Pretty much everyone who knows me knows that I love loser cars, everyday cars and the stuff that most people don’t even think about. Well, there’s not much more of a loser everyday car than one of the best-selling, but most boring, of all the ‘70s three-box sedans: the Ford Granada! Unfortunately, while the real car sold well, there wasn’t a lot of interest from kit makers. Just imagine the awesome MPC decal variants that COULD have been made with an early Granada kit! 

However, I recently was given quite a rare little gem; one of the 1/32 Lindberg Ford Granadas! Depicting a ’76 Ghia, from what I can tell, this simple little kit is not one you see everyday. Depsite its simplicity, it’s still a good replica, especially form about 2 feet out! 

Check out my Out of Box review for the Granada at the link below! 

*https://adamrehorn.wordpress.com/model-kits/out-of-box-reviews/lindberg-1-32-1976-ford-granada-oob/*


----------



## Milton Fox Racing (May 27, 2014)

Nice review! I was my Mom's driver once I turned 16 and we had a blue 4 door Granada that was her car. I ended up taking it to college with me. It was a Ghia as well and more than once I was asked what kind of Mercedes I was driving.


----------



## Faust (Dec 1, 2012)

Milton Fox Racing said:


> Nice review! I was my Mom's driver once I turned 16 and we had a blue 4 door Granada that was her car. I ended up taking it to college with me. It was a Ghia as well and more than once I was asked what kind of Mercedes I was driving.


Wow... people actually fell for the Ford deceit of styling it like a Mercedes? I know that was what they were all about back in the day, but I figured "Nobody would think that!" Huh. Maybe the admen knew what they were doing? It's pretty shameless...

Cool that you had one.
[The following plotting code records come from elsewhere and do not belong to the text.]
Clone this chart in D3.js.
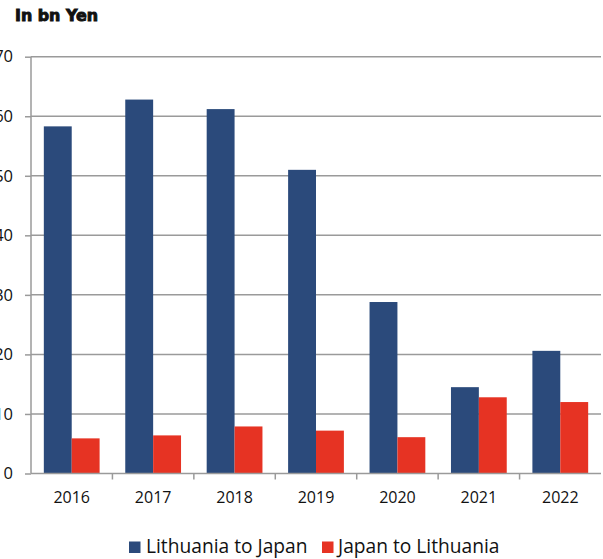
<!DOCTYPE html>
<html><head><meta charset="utf-8">
<script src="https://cdn.jsdelivr.net/npm/d3@7"></script>
<style>body{margin:0;background:#fff;}svg{display:block;}</style>
</head><body>
<script>
const years = ["2016","2017","2018","2019","2020","2021","2022"];
const seriesNames = ["Lithuania to Japan","Japan to Lithuania"];
const lithuaniaToJapan = [58.3, 62.8, 61.2, 51.0, 28.8, 14.5, 20.6];
const japanToLithuania = [5.9, 6.4, 7.9, 7.2, 6.1, 12.8, 12.0];
const yTicks = [0,10,20,30,40,50,60,70];
const colors = ["#2B4A7B","#E63323"];

const W = 603, H = 559;
const m = {left:31, right:2, top:56.7, bottom:85.5};
const svg = d3.select("body").append("svg").attr("width",W).attr("height",H);

const x = d3.scaleBand().domain(years).range([m.left, W-m.right]).paddingInner(0).paddingOuter(0);
const x1 = d3.scaleBand().domain(seriesNames).range([0, x.bandwidth()]).paddingInner(0).paddingOuter(0.46);
const y = d3.scaleLinear().domain([0,70]).range([H-m.bottom, m.top]);

// gridlines
svg.append("g").selectAll("line").data(yTicks.filter(d=>d>0)).join("line")
  .attr("x1", m.left).attr("x2", W-m.right)
  .attr("y1", d=>y(d)).attr("y2", d=>y(d))
  .attr("stroke","#9a9a9a").attr("stroke-width",1.5);

// bars
const data = years.map((yr,i)=>({yr, vals:[lithuaniaToJapan[i], japanToLithuania[i]]}));
const g = svg.append("g").selectAll("g").data(data).join("g")
  .attr("transform", d=>`translate(${x(d.yr)},0)`);
g.selectAll("rect").data(d=>d.vals.map((v,j)=>({v,j}))).join("rect")
  .attr("x", d=>x1(seriesNames[d.j]))
  .attr("width", x1.bandwidth())
  .attr("y", d=>y(d.v))
  .attr("height", d=>y(0)-y(d.v))
  .attr("fill", d=>colors[d.j]);

// y axis
const yAxis = d3.axisLeft(y).tickValues(yTicks).tickSize(6).tickPadding(12).tickFormat(d3.format("d"));
const ya = svg.append("g").attr("transform",`translate(${m.left},0)`).call(yAxis);
ya.select(".domain").attr("stroke","#9a9a9a").attr("stroke-width",1.5).attr("d",`M-0,${y(70)}V${y(0)}`);
ya.selectAll(".tick line").attr("stroke","#9a9a9a").attr("stroke-width",1.5);
ya.selectAll("text").attr("font-family","'Open Sans', sans-serif").attr("font-size",16.5).attr("fill","#111");

// x axis
const xAxis = d3.axisBottom(x).tickSize(0).tickPadding(18);
const xa = svg.append("g").attr("transform",`translate(0,${y(0)})`).call(xAxis);
xa.select(".domain").attr("stroke","#9a9a9a").attr("stroke-width",1.5).attr("d",`M${m.left},0H${W-m.right}`);
xa.selectAll("text").attr("font-family","'Open Sans', sans-serif").attr("font-size",16).attr("fill","#111");
// category separator ticks
svg.append("g").selectAll("line").data(years.slice(1)).join("line")
  .attr("x1", d=>x(d)).attr("x2", d=>x(d))
  .attr("y1", y(0)).attr("y2", y(0)+6)
  .attr("stroke","#9a9a9a").attr("stroke-width",1.5);

// title
svg.append("text").attr("x",15).attr("y",21).text("In bn Yen")
  .attr("font-family","'DejaVu Sans', sans-serif").attr("font-weight",700).attr("font-size",15)
  .attr("textLength",83).attr("lengthAdjust","spacingAndGlyphs")
  .attr("fill","#111").attr("stroke","#111").attr("stroke-width",0.9);

// legend
const leg = [{x:129, tx:146},{x:322, tx:338}];
seriesNames.forEach((s,i)=>{
  svg.append("rect").attr("x",leg[i].x).attr("y",541.5).attr("width",11.5).attr("height",11.5).attr("fill",colors[i]);
  svg.append("text").attr("x",leg[i].tx).attr("y",553).text(s)
    .attr("font-family","'Open Sans', sans-serif").attr("font-size",19.2).attr("fill","#111");
});
</script>
</body></html>
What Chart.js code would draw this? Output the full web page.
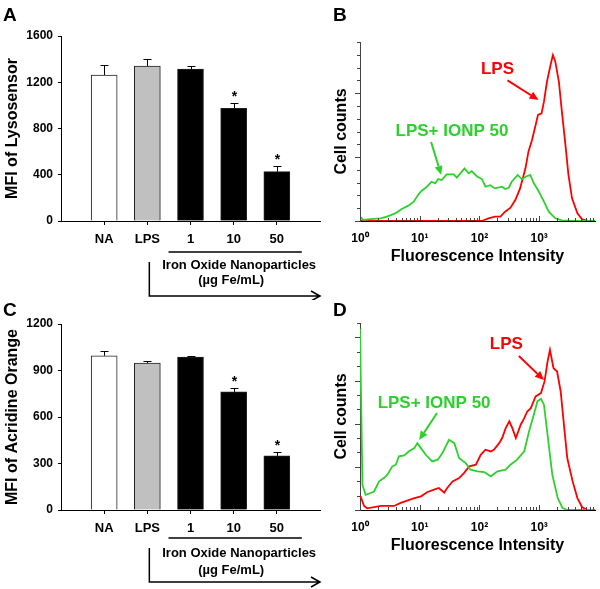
<!DOCTYPE html>
<html>
<head>
<meta charset="utf-8">
<script src="https://cdn.jsdelivr.net/npm/chart.js@4.4.0/dist/chart.umd.min.js"></script>
<style>
  body { margin: 0; background: #fff; }
  #fig { position: relative; width: 600px; height: 589px; overflow: hidden; }
  canvas { position: absolute; }
</style>
</head>
<body>
<div id="fig">
  <canvas id="panelA" width="330" height="300" style="left:0;top:0"></canvas>
  <canvas id="panelB" width="270" height="300" style="left:330px;top:0"></canvas>
  <canvas id="panelC" width="330" height="289" style="left:0;top:300px"></canvas>
  <canvas id="panelD" width="270" height="289" style="left:330px;top:300px"></canvas>
</div>
<script>
var FONT = '"Liberation Sans", Arial, sans-serif';
Chart.defaults.font.family = FONT;
Chart.defaults.color = '#000';
Chart.defaults.animation = false;

// bar panels (A, C)
var categories = ['NA', 'LPS', '1', '10', '50'];
var lysoMean = [1263, 1340, 1314, 975, 427];
var lysoErr = [84, 58, 24, 45, 49];
var acridineMean = [995, 948, 987, 762, 349];
var acridineErr = [32, 15, 6, 24, 24];
var significant = [false, false, false, true, true];
var barFill = ['#ffffff', '#c0c0c0', '#000000', '#000000', '#000000'];
var lysoTicks = [0, 400, 800, 1200, 1600];
var acridineTicks = [0, 300, 600, 900, 1200];

// histograms (B, D) - x = fluorescence intensity, y = cell counts
var histTickValues = [1, 10, 100, 1000];
var histTickLabels = ['10\u2070', '10\u00b9', '10\u00b2', '10\u00b3'];

var bGreenX = [1, 1.14, 1.48, 2.19, 2.82, 3.89, 5.01, 6.46, 7.94, 9.55, 10.7, 13.2, 15.8, 18.2, 20.4, 23.4, 28.2, 37.2, 41.7, 47.9, 56.2, 66.1, 74.1, 91.2, 110, 126, 151, 182, 240, 269, 309, 347, 437, 513, 603, 708, 813, 955, 1202, 1445, 1862, 2399, 3548, 8600];
var bGreenY = [3.4, 0.8, 1.5, 2.1, 3.4, 6, 9.4, 12, 15.1, 20.9, 23.5, 26.8, 30.7, 29.5, 32.8, 32, 36.5, 36.5, 34, 37.3, 41.2, 37.3, 39, 34.8, 32.8, 26.8, 28, 25.5, 26.8, 25, 26, 30.7, 36, 32.8, 34.8, 36, 29.5, 24.2, 15.1, 7.3, 2.1, 0.5, 0, 0];
var bRedX = [1, 110, 141, 182, 224, 269, 331, 398, 479, 589, 661, 759, 871, 955, 1096, 1202, 1349, 1549, 1698, 1862, 2138, 2399, 2754, 3090, 3548, 4365, 5248, 6761, 8600];
var bRedY = [0, 0, 2.1, 3.4, 3.4, 7.3, 10.4, 16.4, 25.5, 41.2, 54.2, 63.3, 75, 82.9, 84.2, 93.3, 108.9, 122, 129.8, 124.6, 108.9, 85.5, 59.4, 36, 17.7, 6, 1.3, 0, 0];

var dGreenX = [1, 1.10, 1.24, 1.51, 1.72, 2.09, 2.51, 2.88, 3.47, 3.98, 4.47, 5.50, 6.61, 8.13, 9.12, 10.5, 12.6, 16.2, 20.0, 24.0, 30.9, 38.0, 45.7, 58.9, 70.8, 93.3, 120, 155, 200, 275, 331, 427, 562, 676, 813, 933, 1072, 1202, 1380, 1660, 2042, 2455, 2951, 8600];
var dGreenY = [126, 17.6, 10.6, 11.8, 12.9, 19.9, 22.2, 24.5, 30.3, 31.5, 37.3, 38, 40.8, 43, 46.5, 43, 38.4, 33.8, 35, 39.6, 48.8, 46.5, 36, 32.6, 28, 26.9, 26.4, 23.4, 26.9, 28, 31.5, 35, 40.8, 54.6, 66.2, 75.5, 77.3, 73.2, 52.3, 24.5, 8.3, 1.4, 0, 0];
var dRedX = [1.02, 1.17, 1.32, 2.24, 3.72, 4.79, 6.17, 8.13, 10.5, 13.5, 17.4, 20.9, 25.7, 28.8, 35.5, 45.7, 55.0, 67.6, 87.1, 105, 126, 155, 174, 214, 240, 275, 316, 355, 407, 490, 562, 631, 724, 871, 1072, 1230, 1380, 1514, 1738, 1995, 2291, 2630, 2951, 3631, 4365, 5248, 6457, 8600];
var dRedY = [9.5, 2.8, 1.2, 2.8, 2.8, 4.9, 6.5, 8.3, 9.5, 12.5, 14.1, 15.3, 12, 15.3, 19.9, 22.2, 25.7, 30.3, 31.5, 38.4, 41.9, 40.7, 41.9, 46.5, 50, 56.9, 61.6, 56.9, 50, 59.3, 63.9, 68.5, 70.8, 79, 81.3, 89.4, 103.2, 111.3, 98.6, 96.3, 82.4, 56.9, 36.1, 19.9, 8.3, 1.9, 0, 0];

var RED = '#ff0000';
var GREEN = '#2ed02e';

function drawLetter(ctx, letter, y) {
    ctx.save();
    ctx.fillStyle = '#000';
    ctx.font = 'bold 19px ' + FONT;
    ctx.textAlign = 'left';
    ctx.textBaseline = 'alphabetic';
    ctx.fillText(letter, 3, y);
    ctx.restore();
}

function drawArrow(ctx, x1, y1, x2, y2, color) {
    var a = Math.atan2(y2 - y1, x2 - x1), L = 9, W = 4;
    var bx = x2 - L * Math.cos(a), by = y2 - L * Math.sin(a);
    ctx.strokeStyle = color; ctx.fillStyle = color; ctx.lineWidth = 2;
    ctx.beginPath(); ctx.moveTo(x1, y1); ctx.lineTo(bx, by); ctx.stroke();
    ctx.beginPath();
    ctx.moveTo(x2, y2);
    ctx.lineTo(bx + W * Math.sin(a), by - W * Math.cos(a));
    ctx.lineTo(bx - W * Math.sin(a), by + W * Math.cos(a));
    ctx.closePath(); ctx.fill();
}

// error bars, stars, bracket under the dose labels
var barExtras = {
    id: 'barExtras',
    afterDatasetsDraw: function (chart, args, opts) {
        var ctx = chart.ctx, xs = chart.scales.x, ys = chart.scales.y;
        var means = chart.data.datasets[0].data;
        ctx.save();
        ctx.strokeStyle = '#000'; ctx.lineWidth = 1;
        means.forEach(function (m, i) {
            if (m == null) return;
            var px = Math.round(xs.getPixelForValue(i)) + 0.5;
            var top = Math.round(ys.getPixelForValue(m + opts.errs[i])) + 0.5;
            var base = ys.getPixelForValue(m);
            ctx.beginPath();
            ctx.moveTo(px, base); ctx.lineTo(px, top);
            ctx.moveTo(px - 4, top); ctx.lineTo(px + 4, top);
            ctx.stroke();
            if (opts.sig[i]) {
                ctx.fillStyle = '#000';
                ctx.font = 'bold 14px ' + FONT;
                ctx.textAlign = 'center'; ctx.textBaseline = 'alphabetic';
                ctx.fillText('*', px, top - 3);
            }
        });
        ctx.restore();
    },
    afterDraw: function (chart, args, opts) {
        var ctx = chart.ctx, xs = chart.scales.x, b = opts.bracket;
        var yl = chart.chartArea.bottom;
        var xl = xs.getPixelForValue(3) - 22, xr = xs.getPixelForValue(5) + 25;
        var xv = xs.getPixelForValue(2) + 2, xe = chart.chartArea.right;
        ctx.save();
        ctx.strokeStyle = '#000'; ctx.lineWidth = 1.5;
        ctx.beginPath(); ctx.moveTo(xl, yl + b.line); ctx.lineTo(xr, yl + b.line); ctx.stroke();
        ctx.beginPath();
        ctx.moveTo(xv, yl + b.vTop); ctx.lineTo(xv, yl + b.arrow); ctx.lineTo(xe, yl + b.arrow);
        ctx.moveTo(xe - 9, yl + b.arrow - 5); ctx.lineTo(xe, yl + b.arrow); ctx.lineTo(xe - 9, yl + b.arrow + 5);
        ctx.stroke();
        ctx.fillStyle = '#000';
        ctx.font = 'bold 13px ' + FONT;
        ctx.textAlign = 'center'; ctx.textBaseline = 'middle';
        var xm = (xl + xr) / 2;
        ctx.fillText('Iron Oxide Nanoparticles', xm + 4, yl + b.t1);
        ctx.fillText('(\u00b5g Fe/mL)', xm - 4, yl + b.t2);
        ctx.restore();
        drawLetter(ctx, opts.letter, opts.letterY);
    }
};

function barPanel(id, letter, letterY, yTitle, means, errs, yTicks, padTop, bracket) {
    var labels = [''].concat(categories, ['']);
    var pad = function (v) { return [null].concat(v, [null]); };
    return new Chart(document.getElementById(id), {
        type: 'bar',
        data: {
            labels: labels,
            datasets: [{
                data: pad(means),
                backgroundColor: pad(barFill),
                borderColor: '#222',
                borderWidth: 1,
                barThickness: 26
            }]
        },
        options: {
            responsive: false,
            layout: { padding: { top: padTop, right: 10, bottom: 0, left: 0 } },
            plugins: {
                legend: { display: false },
                tooltip: { enabled: false },
                barExtras: { errs: pad(errs), sig: pad(significant), bracket: bracket, letter: letter, letterY: letterY }
            },
            scales: {
                x: {
                    offset: false,
                    grid: {
                        offset: false, drawOnChartArea: false, tickLength: 4,
                        tickColor: function (c) { return (c.index === 0 || c.index === labels.length - 1) ? 'rgba(0,0,0,0)' : '#000'; }
                    },
                    border: { color: '#000' },
                    ticks: { font: { size: 13, weight: 'bold' }, padding: 7, maxRotation: 0, autoSkip: false },
                    afterFit: function (s) { s.height = 79; }
                },
                y: {
                    min: yTicks[0], max: yTicks[yTicks.length - 1],
                    ticks: {
                        stepSize: yTicks[1] - yTicks[0],
                        callback: function (v) { return String(v); },
                        font: { size: 12, weight: 'bold' }, padding: 5
                    },
                    grid: { drawOnChartArea: false, tickLength: 3, tickColor: '#000' },
                    border: { color: '#000' },
                    title: { display: true, text: yTitle, font: { size: 16, weight: 'bold' }, padding: { top: 3, bottom: 0 } },
                    afterFit: function (s) { s.width = 61; }
                }
            }
        },
        plugins: [barExtras]
    });
}

// tick marks, annotations and letter for the histograms
var histExtras = {
    id: 'histExtras',
    afterDatasetsDraw: function (chart, args, opts) {
        var ctx = chart.ctx, xs = chart.scales.x, ys = chart.scales.y;
        ctx.save();
        opts.notes.forEach(function (n) {
            ctx.fillStyle = n.color;
            ctx.font = 'bold 17px ' + FONT;
            ctx.textAlign = 'center'; ctx.textBaseline = 'middle';
            ctx.fillText(n.text, xs.getPixelForValue(n.at[0]), ys.getPixelForValue(n.at[1]));
            drawArrow(ctx, xs.getPixelForValue(n.from[0]), ys.getPixelForValue(n.from[1]),
                xs.getPixelForValue(n.to[0]), ys.getPixelForValue(n.to[1]), n.color);
        });
        ctx.restore();
    },
    afterDraw: function (chart, args, opts) {
        var ctx = chart.ctx, xs = chart.scales.x, ys = chart.scales.y, area = chart.chartArea;
        ctx.save();
        ctx.strokeStyle = '#444'; ctx.lineWidth = 1;
        ctx.beginPath();
        for (var v = 0; v <= opts.yMax; v += opts.yMinor) {
            var py = Math.round(ys.getPixelForValue(v)) + 0.5;
            var len = (v % opts.yMajor === 0) ? 5 : 3;
            ctx.moveTo(area.left, py); ctx.lineTo(area.left - len, py);
        }
        histTickValues.forEach(function (dec) {
            for (var m = 1; m <= 9; m++) {
                if (m * dec > xs.max) break;
                var px = Math.round(xs.getPixelForValue(m * dec)) + 0.5;
                var l = m === 1 ? 5 : 3;
                ctx.moveTo(px, area.bottom); ctx.lineTo(px, area.bottom - l);
            }
        });
        ctx.stroke();
        ctx.restore();
        drawLetter(ctx, opts.letter, opts.letterY);
    }
};

function histPanel(id, letter, letterY, series, yMax, yMajor, padTop, notes) {
    return new Chart(document.getElementById(id), {
        type: 'line',
        data: {
            datasets: series.map(function (s) {
                return {
                    data: s.x.map(function (v, i) { return { x: v, y: s.y[i] }; }),
                    borderColor: s.color, borderWidth: 1.8,
                    pointRadius: 0, tension: 0, fill: false
                };
            })
        },
        options: {
            responsive: false,
            layout: { padding: { top: padTop, right: 5, bottom: 0, left: 0 } },
            plugins: {
                legend: { display: false },
                tooltip: { enabled: false },
                histExtras: { notes: notes, yMax: yMax, yMajor: yMajor, yMinor: 10, letter: letter, letterY: letterY }
            },
            scales: {
                x: {
                    type: 'logarithmic', min: 1, max: 8600,
                    afterBuildTicks: function (s) { s.ticks = histTickValues.map(function (v) { return { value: v }; }); },
                    ticks: {
                        callback: function (v, i) { return histTickLabels[i]; },
                        font: { size: 12, weight: 'bold' }, padding: 10, maxRotation: 0, autoSkip: false
                    },
                    grid: { drawOnChartArea: false, drawTicks: false },
                    border: { color: '#000' },
                    title: { display: true, text: 'Fluorescence Intensity', font: { size: 16, weight: 'bold' }, padding: { top: 0, bottom: 34 } },
                    afterFit: function (s) { s.height = 79; }
                },
                y: {
                    min: 0, max: yMax,
                    ticks: { display: false },
                    grid: { drawOnChartArea: false, drawTicks: false },
                    border: { color: '#444' },
                    title: { display: true, text: 'Cell counts', font: { size: 16, weight: 'bold' }, padding: { top: 2, bottom: 0 } },
                    afterFit: function (s) { s.width = 30; }
                }
            }
        },
        plugins: [histExtras]
    });
}

barPanel('panelA', 'A', 21, 'MFI of Lysosensor', lysoMean, lysoErr, lysoTicks, 36,
    { line: 31, vTop: 41, arrow: 75, t1: 44, t2: 59 });
barPanel('panelC', 'C', 16, 'MFI of Acridine Orange', acridineMean, acridineErr, acridineTicks, 24,
    { line: 28, vTop: 38, arrow: 72, t1: 43, t2: 60 });

histPanel('panelB', 'B', 21, [
    { x: bGreenX, y: bGreenY, color: GREEN },
    { x: bRedX, y: bRedY, color: RED }
], 140, 50, 42, [
    { text: 'LPS', color: RED, at: [200, 119], from: [295, 110], to: [977, 94.6] },
    { text: 'LPS+ IONP 50', color: GREEN, at: [34.7, 70.4], from: [15.5, 61.8], to: [22.9, 36] }
]);

histPanel('panelD', 'D', 16, [
    { x: dGreenX, y: dGreenY, color: GREEN },
    { x: dRedX, y: dRedY, color: RED }
], 130, 30, 23, [
    { text: 'LPS', color: RED, at: [282, 115.3], from: [457, 107], to: [1202, 90.3] },
    { text: 'LPS+ IONP 50', color: GREEN, at: [17.4, 74.3], from: [19.5, 67.4], to: [9.77, 48.6] }
]);
</script>
</body>
</html>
I always wanted to drive my Old Man's '76 Torino, but it died a few years too early. I did get my mom's '85 Grand Marquis though; and that was in 2004! Good car, light blue... big triple box, like the Granada on 'roids!


----------



## aussiemuscle308 (Dec 2, 2014)

Ford trying to get a Euro feel by naming their car after a European model. Nice review and i wait for your build log for this one.


----------



## Faust (Dec 1, 2012)

I can't get over how shameless Ford was when they kept comparing this thing to a Mercedes. I mean, it's one thing to say "Hey, we're like Mercedes, but cheaper." but to use the Mercedes in the ad, and say "See, you can't see the difference, can you?" is a bit much.

Even better (well, worse) were the later, uglier ones that got the square headlights and the "ESS" (European Sports Sedan" package. There was no "E" or "S" anywhere on that sedan...


----------